[start of SOURCE MATERIAL]
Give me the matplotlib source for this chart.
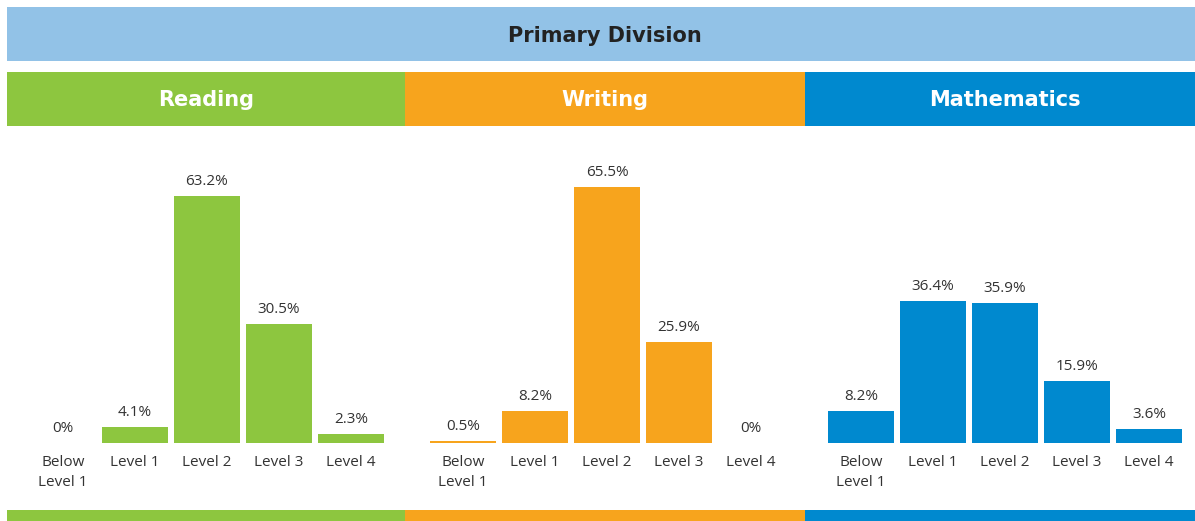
import matplotlib.pyplot as plt
from matplotlib.patches import Rectangle

levels = ["Below\nLevel 1", "Level 1", "Level 2", "Level 3", "Level 4"]
subjects = ["Reading", "Writing", "Mathematics"]
reading = [0, 4.1, 63.2, 30.5, 2.3]
writing = [0.5, 8.2, 65.5, 25.9, 0]
maths = [8.2, 36.4, 35.9, 15.9, 3.6]
values = [reading, writing, maths]
colors = ["#8dc63f", "#f7a41d", "#0089cf"]

plt.rcParams['font.family'] = ['Open Sans', 'DejaVu Sans']
W, H = 1195, 521
fig = plt.figure(figsize=(W / 100, H / 100), dpi=100)


def band(x0, y0, x1, y1, color):
    # pixel box (from top-left) -> figure rectangle
    fig.add_artist(Rectangle((x0 / W, 1 - y1 / H), (x1 - x0) / W, (y1 - y0) / H,
                             transform=fig.transFigure, color=color, lw=0))


band(7, 7, W, 61, "#92c2e7")
fig.text(605 / W, 1 - 36 / H, "Primary Division", ha="center", va="center",
         fontsize=15, fontweight="bold", color="#222222", family="DejaVu Sans")

panels = [(7, 405), (405, 805), (805, 1204)]
first_center = [63, 463, 861]
step = 72
base_y = 443
top_y = 140
px_per_pct = 3.91

for i, subj in enumerate(subjects):
    x0, x1 = panels[i]
    band(x0, 72, min(x1, W), 126, colors[i])
    band(x0, 510, min(x1, W), H, colors[i])
    fig.text(((x0 + x1) / 2 if i < 2 else 1005) / W, 1 - 100 / H, subj,
             ha="center", va="center", fontsize=15, fontweight="bold", color="white",
             family="DejaVu Sans")

    ax = fig.add_axes([x0 / W, 1 - base_y / H, (x1 - x0) / W, (base_y - top_y) / H])
    ax.set_xlim(-(first_center[i] - x0) / step, (x1 - first_center[i]) / step)
    ax.set_ylim(0, (base_y - top_y) / px_per_pct)
    xs = range(len(levels))
    ax.bar(xs, values[i], width=66 / step, color=colors[i])
    for x, v in zip(xs, values[i]):
        ax.annotate(f"{v:g}%", (x, v), xytext=(0, 5), textcoords="offset points",
                    ha="center", va="bottom", fontsize=11, color="#333333")
    ax.set_xticks(list(xs))
    ax.set_xticklabels(levels, fontsize=11, color="#333333", linespacing=1.4)
    ax.tick_params(axis="x", length=0, pad=9)
    ax.set_yticks([])
    for s in ax.spines.values():
        s.set_visible(False)
    ax.patch.set_alpha(0)

fig.savefig("out.png", dpi=100)
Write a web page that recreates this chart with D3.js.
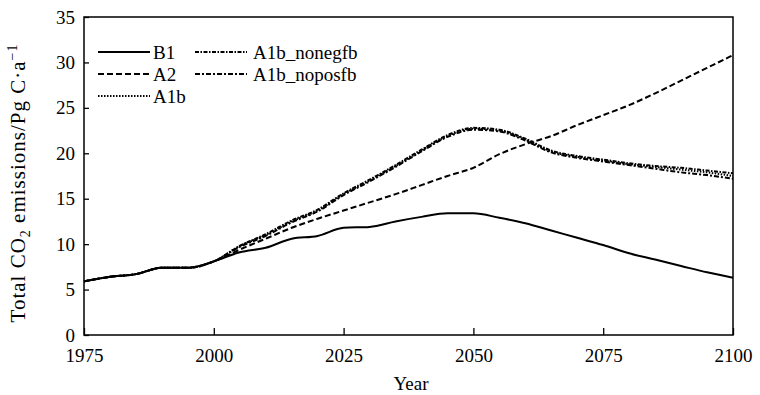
<!DOCTYPE html>
<html>
<head>
<meta charset="utf-8">
<script src="https://cdn.jsdelivr.net/npm/d3@7"></script>
<style>
  body { margin: 0; background: #fff; }
  text { font-family: "Liberation Serif", "DejaVu Serif", serif; fill: #000; }
</style>
</head>
<body>
<script>
// data, 5-year steps
var years = [1975, 1980, 1985, 1990, 1995, 2000, 2005, 2010, 2015, 2020, 2025, 2030, 2035, 2040, 2045, 2050,
             2055, 2060, 2065, 2070, 2075, 2080, 2085, 2090, 2095, 2100];
var b1 =      [5.9, 6.4, 6.7, 7.4, 7.4, 8.1, 9.1, 9.6, 10.6, 10.9, 11.8, 11.9, 12.5, 13.0, 13.4, 13.4,
               12.9, 12.3, 11.5, 10.7, 9.9, 9.0, 8.3, 7.6, 6.9, 6.3];
var a2 =      [5.9, 6.4, 6.7, 7.4, 7.4, 8.1, 9.4, 10.6, 11.8, 12.8, 13.7, 14.6, 15.5, 16.5, 17.5, 18.4,
               19.9, 21.0, 21.9, 23.1, 24.2, 25.3, 26.6, 28.0, 29.4, 30.8];
var a1b =     [5.9, 6.4, 6.7, 7.4, 7.4, 8.1, 9.8, 11.0, 12.5, 13.7, 15.5, 17.0, 18.6, 20.3, 21.9, 22.7,
               22.5, 21.5, 20.2, 19.6, 19.2, 18.8, 18.5, 18.2, 17.9, 17.5];
var a1bNoneg = [5.9, 6.4, 6.7, 7.4, 7.4, 8.1, 9.8, 11.1, 12.6, 13.8, 15.6, 17.1, 18.7, 20.4, 22.0, 22.8,
               22.6, 21.6, 20.3, 19.7, 19.3, 18.9, 18.6, 18.4, 18.1, 17.8];
var a1bNopos = [5.9, 6.4, 6.7, 7.4, 7.4, 8.1, 9.7, 10.9, 12.4, 13.6, 15.4, 16.9, 18.5, 20.2, 21.8, 22.6,
               22.4, 21.4, 20.1, 19.5, 19.1, 18.7, 18.3, 17.9, 17.6, 17.2];

var xTicks = [1975, 2000, 2025, 2050, 2075, 2100];
var yTicks = [0, 5, 10, 15, 20, 25, 30, 35];

var series = [
  { name: "B1", values: b1, dash: null },
  { name: "A2", values: a2, dash: "6,3" },
  { name: "A1b", values: a1b, dash: "1.5,1.5" },
  { name: "A1b_nonegfb", values: a1bNoneg, dash: "4,1.5,1.5,1.5" },
  { name: "A1b_noposfb", values: a1bNopos, dash: "5,2,2,2" }
];

var margin = { top: 17, right: 27, bottom: 60, left: 84 },
    width = 760 - margin.left - margin.right,
    height = 395 - margin.top - margin.bottom;

var svg = d3.select("body").append("svg")
    .attr("width", 760)
    .attr("height", 395);

var g = svg.append("g")
    .attr("transform", "translate(" + margin.left + "," + margin.top + ")");

var xScale = d3.scaleLinear().domain([1975, 2100]).range([0, width]);
var yScale = d3.scaleLinear().domain([0, 35]).range([height, 0]);

// frame
g.append("rect")
    .attr("width", width)
    .attr("height", height)
    .attr("fill", "none")
    .attr("stroke", "#000")
    .attr("stroke-width", 1.5);

// axes with inward ticks
var xAxis = d3.axisBottom(xScale).tickValues(xTicks).tickFormat(d3.format("d"))
    .tickSizeInner(-7).tickSizeOuter(0).tickPadding(14);
var yAxis = d3.axisLeft(yScale).tickValues(yTicks)
    .tickSizeInner(-5).tickSizeOuter(0).tickPadding(9);

var gx = g.append("g")
    .attr("transform", "translate(0," + height + ")")
    .call(xAxis);
var gy = g.append("g").call(yAxis);

[gx, gy].forEach(function (a) {
  a.select(".domain").remove();
  a.selectAll(".tick line").attr("stroke", "#000").attr("stroke-width", 1.3);
  a.selectAll(".tick text").attr("font-size", 19).attr("font-family", "Liberation Serif");
});

// lines
var line = d3.line()
    .x(function (d) { return xScale(d[0]); })
    .y(function (d) { return yScale(d[1]); })
    .curve(d3.curveMonotoneX);

g.append("g").selectAll("path")
    .data(series.slice().reverse())
    .enter().append("path")
    .attr("d", function (s) { return line(years.map(function (y, i) { return [y, s.values[i]]; })); })
    .attr("fill", "none")
    .attr("stroke", "#000")
    .attr("stroke-width", 2)
    .attr("stroke-dasharray", function (s) { return s.dash; });

// legend, two columns
var legendPos = [[14, 35], [14, 57], [14, 79], [111, 35], [111, 57]];
var leg = g.append("g").selectAll("g")
    .data(series)
    .enter().append("g")
    .attr("transform", function (s, i) { return "translate(" + legendPos[i][0] + "," + legendPos[i][1] + ")"; });

leg.append("line")
    .attr("x1", 0).attr("x2", 52)
    .attr("stroke", "#000")
    .attr("stroke-width", 2)
    .attr("stroke-dasharray", function (s) { return s.dash; });

leg.append("text")
    .attr("x", function (s, i) { return i < 3 ? 55 : 58; })
    .attr("dy", "0.35em")
    .attr("font-size", 19)
    .text(function (s) { return s.name; });

// axis titles
svg.append("text")
    .attr("x", 411)
    .attr("y", 390)
    .attr("text-anchor", "middle")
    .attr("font-size", 19)
    .text("Year");

var yt = svg.append("text")
    .attr("transform", "translate(25,183) rotate(-90)")
    .attr("text-anchor", "middle")
    .attr("font-size", 21)
    .attr("letter-spacing", 1);
yt.append("tspan").text("Total CO");
yt.append("tspan").attr("font-size", 14).attr("dy", 5).text("2");
yt.append("tspan").attr("dy", -5).text(" emissions/Pg C\u00b7a");
yt.append("tspan").attr("font-size", 14).attr("dy", -8).text("\u22121");
</script>
</body>
</html>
[end of SOURCE MATERIAL]
» REQUIREMENT:
Pictures excluded, repeat exactly the lines from the top of the material through the line with "from matplotlib.patches import Rectangle", including both of those lines.

» REPLY TO THE EXERCISE:
Give me the matplotlib source for this chart.
import matplotlib.pyplot as plt
from matplotlib.patches import Rectangle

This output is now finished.